> [Problem statement]: Copy down every line where the string "that" shows up.

> [Dataset]:
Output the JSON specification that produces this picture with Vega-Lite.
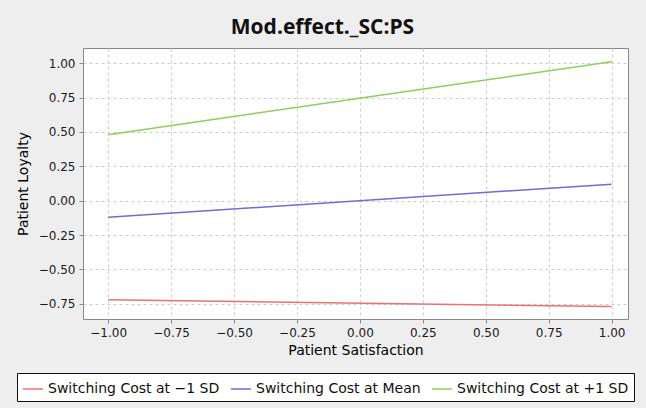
{
  "$schema": "https://vega.github.io/schema/vega-lite/v6.json",
  "width": 545,
  "height": 271,
  "autosize": "none",
  "padding": {"left": 83, "top": 48, "right": 18, "bottom": 89},
  "background": "#eeeeee",
  "title": {"text": "Mod.effect._SC:PS", "font": "Open Sans", "fontSize": 21, "fontWeight": "bold", "color": "#111111", "anchor": "middle", "dx": -33, "offset": 10},
  "data": {"values": [
    {"ps": -1, "pl": -0.72, "series": "Switching Cost at −1 SD"},
    {"ps": 1, "pl": -0.77, "series": "Switching Cost at −1 SD"},
    {"ps": -1, "pl": -0.12, "series": "Switching Cost at Mean"},
    {"ps": 1, "pl": 0.12, "series": "Switching Cost at Mean"},
    {"ps": -1, "pl": 0.48, "series": "Switching Cost at +1 SD"},
    {"ps": 1, "pl": 1.01, "series": "Switching Cost at +1 SD"}
  ]},
  "mark": {"type": "line", "strokeWidth": 1.5},
  "encoding": {
    "x": {"field": "ps", "type": "quantitative", "title": "Patient Satisfaction",
      "scale": {"domain": [-1.1, 1.065], "nice": false, "zero": false},
      "axis": {"values": [-1, -0.75, -0.5, -0.25, 0, 0.25, 0.5, 0.75, 1], "format": ".2f"}},
    "y": {"field": "pl", "type": "quantitative", "title": "Patient Loyalty",
      "scale": {"domain": [-0.86, 1.11], "nice": false, "zero": false},
      "axis": {"values": [-0.75, -0.5, -0.25, 0, 0.25, 0.5, 0.75, 1], "format": ".2f"}},
    "color": {"field": "series", "type": "nominal", "title": null,
      "scale": {"domain": ["Switching Cost at −1 SD", "Switching Cost at Mean", "Switching Cost at +1 SD"], "range": ["#f07070", "#6e6ed0", "#8ccf5c"]},
      "legend": {"orient": "none", "legendX": -66, "legendY": 325, "direction": "horizontal", "symbolType": "stroke", "symbolSize": 400, "symbolStrokeWidth": 1.5, "labelFontSize": 14, "labelFont": "DejaVu Sans", "labelColor": "#111111", "strokeColor": "#111111", "fillColor": "#ffffff", "padding": 5, "columnPadding": 8, "labelLimit": 300, "labelOffset": 4, "offset": 0}
    }
  },
  "config": {
    "view": {"fill": "#ffffff", "stroke": "#888888", "strokeWidth": 1},
    "axis": {
      "labelFont": "DejaVu Sans", "labelFontSize": 12, "labelColor": "#1a1a1a",
      "titleFont": "DejaVu Sans", "titleFontSize": 14, "titleFontWeight": "normal", "titleColor": "#000000",
      "gridColor": "#cccccc", "gridDash": [3, 3], "gridWidth": 1,
      "domain": false, "tickColor": "#888888", "tickSize": 4
    },
    "axisX": {"titlePadding": 5, "labelPadding": 4},
    "axisY": {"titlePadding": 8, "labelPadding": 4}
  }
}
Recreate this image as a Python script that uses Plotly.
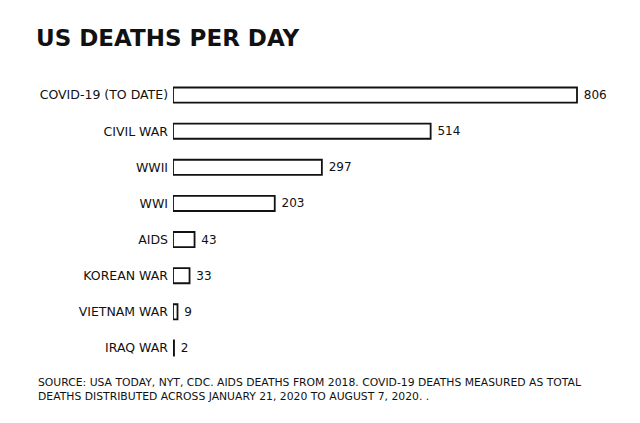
import plotly.graph_objects as go

categories = ["COVID-19 (TO DATE)", "CIVIL WAR", "WWII", "WWI", "AIDS",
              "KOREAN WAR", "VIETNAM WAR", "IRAQ WAR"]
deaths_per_day = [806, 514, 297, 203, 43, 33, 9, 2]

title_text = "US DEATHS PER DAY"
source_text = ("SOURCE: USA TODAY, NYT, CDC. AIDS DEATHS FROM 2018. COVID-19 DEATHS MEASURED AS TOTAL<br>"
               "DEATHS DISTRIBUTED ACROSS JANUARY 21, 2020 TO AUGUST 7, 2020. .")

W, H = 640, 423
ml, mr, mt, mb = 173, 23, 77, 57
pw = W - ml - mr

font_family = "DejaVu Sans, sans-serif"

fig = go.Figure(go.Bar(
    x=deaths_per_day,
    y=categories,
    orientation="h",
    width=0.42,
    marker=dict(color="white", line=dict(color="#111", width=1.8)),
    text=[" " + str(v) for v in deaths_per_day],
    textposition="outside",
    cliponaxis=False,
    textfont=dict(family=font_family, size=12, color="#111"),
))

fig.update_layout(
    width=W, height=H,
    margin=dict(l=ml, r=mr, t=mt, b=mb),
    paper_bgcolor="white",
    plot_bgcolor="white",
    showlegend=False,
    title=dict(text="<b>" + title_text + "</b>", x=36 / W, xanchor="left",
               y=1 - 38 / H, yanchor="middle", xref="container", yref="container",
               font=dict(family=font_family, size=23, color="#111")),
    xaxis=dict(range=[0, 806 * pw / 404], visible=False, fixedrange=True),
    yaxis=dict(autorange="reversed", showgrid=False, zeroline=False, showline=False,
               ticks="", ticksuffix=" ",
               tickfont=dict(family=font_family, size=12.5, color="#111")),
    bargap=0.5,
    annotations=[dict(
        text=source_text, xref="paper", yref="paper",
        x=(36 - ml) / pw, xanchor="left",
        y=-(381 - 7 - (H - mb)) / (H - mt - mb), yanchor="top",
        align="left", showarrow=False,
        font=dict(family=font_family, size=10.8, color="#111"),
    )],
)

fig.write_html("out.html")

> [Answer for this exercise]:
Output the JSON specification that produces this picture with Vega-Lite.
Recreate this image as a Python script that uses Plotly.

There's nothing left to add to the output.